Some records:
§
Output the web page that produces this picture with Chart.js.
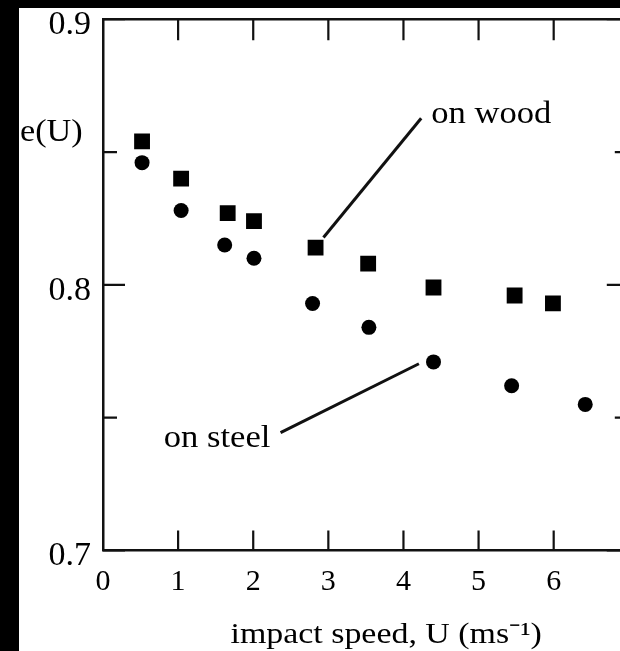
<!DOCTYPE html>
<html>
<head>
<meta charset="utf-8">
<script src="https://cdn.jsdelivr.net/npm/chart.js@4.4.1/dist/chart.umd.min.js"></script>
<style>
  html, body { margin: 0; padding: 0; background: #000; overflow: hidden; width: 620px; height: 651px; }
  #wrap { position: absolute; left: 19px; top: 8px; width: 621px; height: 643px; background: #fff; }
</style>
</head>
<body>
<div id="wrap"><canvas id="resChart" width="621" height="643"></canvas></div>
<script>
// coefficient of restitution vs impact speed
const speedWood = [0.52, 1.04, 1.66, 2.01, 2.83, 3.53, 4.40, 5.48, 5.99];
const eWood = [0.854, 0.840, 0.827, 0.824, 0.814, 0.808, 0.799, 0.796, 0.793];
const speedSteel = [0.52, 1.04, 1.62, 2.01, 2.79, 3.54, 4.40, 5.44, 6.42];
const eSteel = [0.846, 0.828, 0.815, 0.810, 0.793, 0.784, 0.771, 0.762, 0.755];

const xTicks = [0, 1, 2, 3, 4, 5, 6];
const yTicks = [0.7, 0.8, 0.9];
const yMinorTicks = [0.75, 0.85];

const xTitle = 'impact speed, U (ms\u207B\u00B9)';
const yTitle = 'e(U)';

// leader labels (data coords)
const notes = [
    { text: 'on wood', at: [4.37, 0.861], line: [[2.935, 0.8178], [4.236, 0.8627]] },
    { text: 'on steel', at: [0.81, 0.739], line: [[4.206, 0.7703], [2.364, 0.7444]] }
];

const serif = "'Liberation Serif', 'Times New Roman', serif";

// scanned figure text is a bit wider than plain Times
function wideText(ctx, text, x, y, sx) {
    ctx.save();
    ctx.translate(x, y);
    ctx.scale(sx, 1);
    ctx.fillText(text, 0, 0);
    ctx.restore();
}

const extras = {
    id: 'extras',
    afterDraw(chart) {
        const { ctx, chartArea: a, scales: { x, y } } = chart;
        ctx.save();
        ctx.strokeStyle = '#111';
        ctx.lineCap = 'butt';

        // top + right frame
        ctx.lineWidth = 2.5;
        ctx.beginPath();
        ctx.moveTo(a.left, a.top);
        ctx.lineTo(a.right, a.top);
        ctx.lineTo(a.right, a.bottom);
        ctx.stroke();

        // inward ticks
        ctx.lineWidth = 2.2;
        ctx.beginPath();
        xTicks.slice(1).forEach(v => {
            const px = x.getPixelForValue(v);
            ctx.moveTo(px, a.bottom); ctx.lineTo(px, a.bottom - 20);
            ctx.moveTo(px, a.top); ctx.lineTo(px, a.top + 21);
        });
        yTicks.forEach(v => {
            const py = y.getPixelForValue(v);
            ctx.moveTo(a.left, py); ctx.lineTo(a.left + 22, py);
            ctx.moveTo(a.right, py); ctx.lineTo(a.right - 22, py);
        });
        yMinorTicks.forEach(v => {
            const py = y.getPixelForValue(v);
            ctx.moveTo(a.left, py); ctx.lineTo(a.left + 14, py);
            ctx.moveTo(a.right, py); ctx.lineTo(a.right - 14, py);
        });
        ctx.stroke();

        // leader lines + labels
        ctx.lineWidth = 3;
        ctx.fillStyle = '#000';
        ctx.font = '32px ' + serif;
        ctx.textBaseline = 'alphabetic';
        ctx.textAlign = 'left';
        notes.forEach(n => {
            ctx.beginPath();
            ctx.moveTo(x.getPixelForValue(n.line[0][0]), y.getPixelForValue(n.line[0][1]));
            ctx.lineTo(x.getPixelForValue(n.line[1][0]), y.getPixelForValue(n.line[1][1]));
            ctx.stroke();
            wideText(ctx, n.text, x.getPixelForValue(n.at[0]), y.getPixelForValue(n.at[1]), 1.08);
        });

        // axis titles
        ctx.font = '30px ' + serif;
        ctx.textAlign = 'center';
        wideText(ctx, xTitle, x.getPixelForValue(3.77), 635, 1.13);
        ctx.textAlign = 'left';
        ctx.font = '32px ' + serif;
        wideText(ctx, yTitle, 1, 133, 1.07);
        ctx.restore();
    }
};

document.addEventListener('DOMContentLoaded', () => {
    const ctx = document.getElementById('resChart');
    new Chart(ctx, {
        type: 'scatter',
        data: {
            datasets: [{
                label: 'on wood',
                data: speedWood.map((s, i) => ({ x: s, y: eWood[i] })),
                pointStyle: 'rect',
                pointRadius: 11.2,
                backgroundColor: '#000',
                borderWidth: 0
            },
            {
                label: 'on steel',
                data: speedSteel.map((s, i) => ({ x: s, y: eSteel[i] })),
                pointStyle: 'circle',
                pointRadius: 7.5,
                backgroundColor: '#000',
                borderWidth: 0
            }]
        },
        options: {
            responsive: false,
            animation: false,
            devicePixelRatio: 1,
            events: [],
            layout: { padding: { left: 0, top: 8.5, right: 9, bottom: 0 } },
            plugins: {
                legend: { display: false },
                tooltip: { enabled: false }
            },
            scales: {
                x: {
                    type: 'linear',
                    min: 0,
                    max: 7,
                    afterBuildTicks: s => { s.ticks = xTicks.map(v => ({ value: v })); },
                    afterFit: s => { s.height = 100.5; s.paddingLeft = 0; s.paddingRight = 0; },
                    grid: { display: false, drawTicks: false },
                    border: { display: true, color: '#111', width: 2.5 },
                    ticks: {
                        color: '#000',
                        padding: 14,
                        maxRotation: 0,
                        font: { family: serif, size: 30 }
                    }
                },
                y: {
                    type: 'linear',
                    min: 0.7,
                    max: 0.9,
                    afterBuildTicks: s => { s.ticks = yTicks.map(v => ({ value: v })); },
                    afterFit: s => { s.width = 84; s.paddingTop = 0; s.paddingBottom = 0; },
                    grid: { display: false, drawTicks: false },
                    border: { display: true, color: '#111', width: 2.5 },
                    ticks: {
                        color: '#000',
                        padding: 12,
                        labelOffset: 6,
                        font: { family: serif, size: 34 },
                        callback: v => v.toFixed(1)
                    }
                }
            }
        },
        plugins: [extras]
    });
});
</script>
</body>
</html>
§
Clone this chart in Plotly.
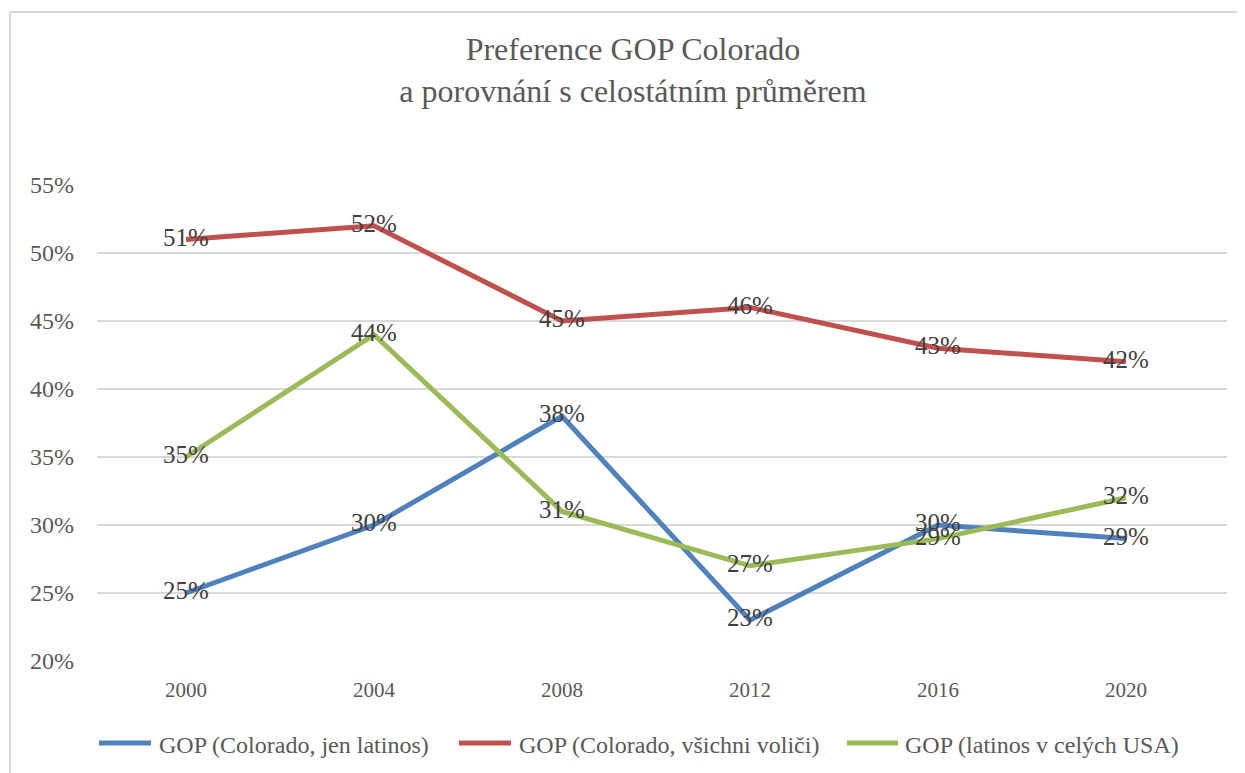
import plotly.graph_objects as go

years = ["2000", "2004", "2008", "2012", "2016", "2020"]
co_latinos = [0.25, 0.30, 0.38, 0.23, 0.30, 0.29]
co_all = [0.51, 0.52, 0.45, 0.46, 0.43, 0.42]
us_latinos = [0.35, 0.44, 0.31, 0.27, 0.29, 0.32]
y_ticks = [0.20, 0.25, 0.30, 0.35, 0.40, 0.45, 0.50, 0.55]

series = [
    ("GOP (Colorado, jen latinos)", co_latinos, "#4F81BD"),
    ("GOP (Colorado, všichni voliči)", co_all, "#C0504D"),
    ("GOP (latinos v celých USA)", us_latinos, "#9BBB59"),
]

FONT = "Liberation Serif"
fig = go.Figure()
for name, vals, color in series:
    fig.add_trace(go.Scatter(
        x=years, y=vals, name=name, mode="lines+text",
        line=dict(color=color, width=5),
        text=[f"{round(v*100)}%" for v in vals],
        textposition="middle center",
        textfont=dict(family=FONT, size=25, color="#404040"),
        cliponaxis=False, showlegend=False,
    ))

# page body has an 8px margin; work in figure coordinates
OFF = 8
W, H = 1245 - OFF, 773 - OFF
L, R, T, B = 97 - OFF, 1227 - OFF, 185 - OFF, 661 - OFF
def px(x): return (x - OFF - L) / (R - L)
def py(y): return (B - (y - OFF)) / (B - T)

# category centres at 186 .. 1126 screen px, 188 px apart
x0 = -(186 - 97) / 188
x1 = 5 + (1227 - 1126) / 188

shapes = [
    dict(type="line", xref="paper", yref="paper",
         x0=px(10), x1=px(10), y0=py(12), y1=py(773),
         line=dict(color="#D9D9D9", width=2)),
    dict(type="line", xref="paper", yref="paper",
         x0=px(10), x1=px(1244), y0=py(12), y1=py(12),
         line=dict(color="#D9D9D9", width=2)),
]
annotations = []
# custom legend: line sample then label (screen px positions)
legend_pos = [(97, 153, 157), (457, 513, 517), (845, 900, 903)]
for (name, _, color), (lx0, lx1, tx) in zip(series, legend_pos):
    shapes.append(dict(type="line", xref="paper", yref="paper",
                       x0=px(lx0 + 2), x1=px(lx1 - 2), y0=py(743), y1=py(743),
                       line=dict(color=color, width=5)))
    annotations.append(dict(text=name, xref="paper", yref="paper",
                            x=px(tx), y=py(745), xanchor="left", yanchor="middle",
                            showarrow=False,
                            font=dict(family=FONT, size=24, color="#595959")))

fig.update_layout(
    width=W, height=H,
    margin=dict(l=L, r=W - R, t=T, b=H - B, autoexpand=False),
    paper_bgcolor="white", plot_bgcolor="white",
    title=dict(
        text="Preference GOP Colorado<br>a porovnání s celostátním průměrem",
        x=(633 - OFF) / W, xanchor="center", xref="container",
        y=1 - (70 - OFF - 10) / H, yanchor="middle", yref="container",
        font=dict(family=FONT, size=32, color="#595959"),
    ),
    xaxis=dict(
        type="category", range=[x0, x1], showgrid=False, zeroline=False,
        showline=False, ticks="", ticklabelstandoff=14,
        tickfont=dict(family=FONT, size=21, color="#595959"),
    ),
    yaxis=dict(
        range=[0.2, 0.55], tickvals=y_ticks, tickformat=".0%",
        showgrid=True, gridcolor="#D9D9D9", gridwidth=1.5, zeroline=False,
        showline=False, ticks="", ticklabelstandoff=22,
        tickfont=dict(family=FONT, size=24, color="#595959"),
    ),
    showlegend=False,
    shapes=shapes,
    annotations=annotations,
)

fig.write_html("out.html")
§
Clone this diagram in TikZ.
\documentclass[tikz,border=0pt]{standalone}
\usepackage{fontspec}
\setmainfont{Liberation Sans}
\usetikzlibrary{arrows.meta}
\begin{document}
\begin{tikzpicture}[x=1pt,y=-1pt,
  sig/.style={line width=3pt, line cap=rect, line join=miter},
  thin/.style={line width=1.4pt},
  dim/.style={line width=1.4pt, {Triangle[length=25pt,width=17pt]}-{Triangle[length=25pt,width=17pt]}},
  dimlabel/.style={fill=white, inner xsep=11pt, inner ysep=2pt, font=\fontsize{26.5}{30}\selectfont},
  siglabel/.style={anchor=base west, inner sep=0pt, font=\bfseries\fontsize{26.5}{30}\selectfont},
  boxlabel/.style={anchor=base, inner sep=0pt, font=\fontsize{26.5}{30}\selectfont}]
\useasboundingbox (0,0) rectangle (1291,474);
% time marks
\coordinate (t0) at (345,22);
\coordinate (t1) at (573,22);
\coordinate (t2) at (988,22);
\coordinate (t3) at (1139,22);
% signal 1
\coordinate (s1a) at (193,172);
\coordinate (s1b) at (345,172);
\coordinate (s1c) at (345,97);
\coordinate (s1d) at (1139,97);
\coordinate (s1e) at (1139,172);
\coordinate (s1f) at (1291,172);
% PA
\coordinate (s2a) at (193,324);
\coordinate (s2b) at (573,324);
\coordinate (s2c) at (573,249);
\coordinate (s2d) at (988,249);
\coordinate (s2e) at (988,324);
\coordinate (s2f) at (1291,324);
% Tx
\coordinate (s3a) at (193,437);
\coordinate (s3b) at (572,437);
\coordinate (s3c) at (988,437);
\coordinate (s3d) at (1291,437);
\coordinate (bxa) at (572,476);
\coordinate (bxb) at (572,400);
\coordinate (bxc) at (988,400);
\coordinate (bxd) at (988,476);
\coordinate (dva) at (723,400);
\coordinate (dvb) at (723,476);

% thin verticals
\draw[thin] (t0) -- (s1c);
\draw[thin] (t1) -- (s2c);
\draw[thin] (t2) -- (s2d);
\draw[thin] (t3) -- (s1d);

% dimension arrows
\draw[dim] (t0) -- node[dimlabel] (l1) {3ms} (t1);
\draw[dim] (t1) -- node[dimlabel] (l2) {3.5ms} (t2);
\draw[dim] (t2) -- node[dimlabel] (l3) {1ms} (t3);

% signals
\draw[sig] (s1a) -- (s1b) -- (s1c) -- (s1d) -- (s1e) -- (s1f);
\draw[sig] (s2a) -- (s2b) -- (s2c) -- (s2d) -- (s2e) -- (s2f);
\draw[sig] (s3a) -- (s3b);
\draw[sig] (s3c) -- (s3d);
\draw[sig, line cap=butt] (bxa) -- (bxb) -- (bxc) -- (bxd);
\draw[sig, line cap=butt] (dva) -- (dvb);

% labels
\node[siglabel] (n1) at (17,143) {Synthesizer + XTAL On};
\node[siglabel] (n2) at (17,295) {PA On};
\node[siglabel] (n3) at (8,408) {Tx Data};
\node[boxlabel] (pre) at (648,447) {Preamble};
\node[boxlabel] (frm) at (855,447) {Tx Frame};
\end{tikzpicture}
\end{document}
§
== Task instructions ==
Go to the line that contains "Output the web" and copy from there down to the line that contains "const yMinorTicks = [0.75, 0.85];", with both lines included. Pass over the pictures.

== Exercise response ==
Output the web page that produces this picture with Chart.js.
<!DOCTYPE html>
<html>
<head>
<meta charset="utf-8">
<script src="https://cdn.jsdelivr.net/npm/chart.js@4.4.1/dist/chart.umd.min.js"></script>
<style>
  html, body { margin: 0; padding: 0; background: #000; overflow: hidden; width: 620px; height: 651px; }
  #wrap { position: absolute; left: 19px; top: 8px; width: 621px; height: 643px; background: #fff; }
</style>
</head>
<body>
<div id="wrap"><canvas id="resChart" width="621" height="643"></canvas></div>
<script>
// coefficient of restitution vs impact speed
const speedWood = [0.52, 1.04, 1.66, 2.01, 2.83, 3.53, 4.40, 5.48, 5.99];
const eWood = [0.854, 0.840, 0.827, 0.824, 0.814, 0.808, 0.799, 0.796, 0.793];
const speedSteel = [0.52, 1.04, 1.62, 2.01, 2.79, 3.54, 4.40, 5.44, 6.42];
const eSteel = [0.846, 0.828, 0.815, 0.810, 0.793, 0.784, 0.771, 0.762, 0.755];

const xTicks = [0, 1, 2, 3, 4, 5, 6];
const yTicks = [0.7, 0.8, 0.9];
const yMinorTicks = [0.75, 0.85];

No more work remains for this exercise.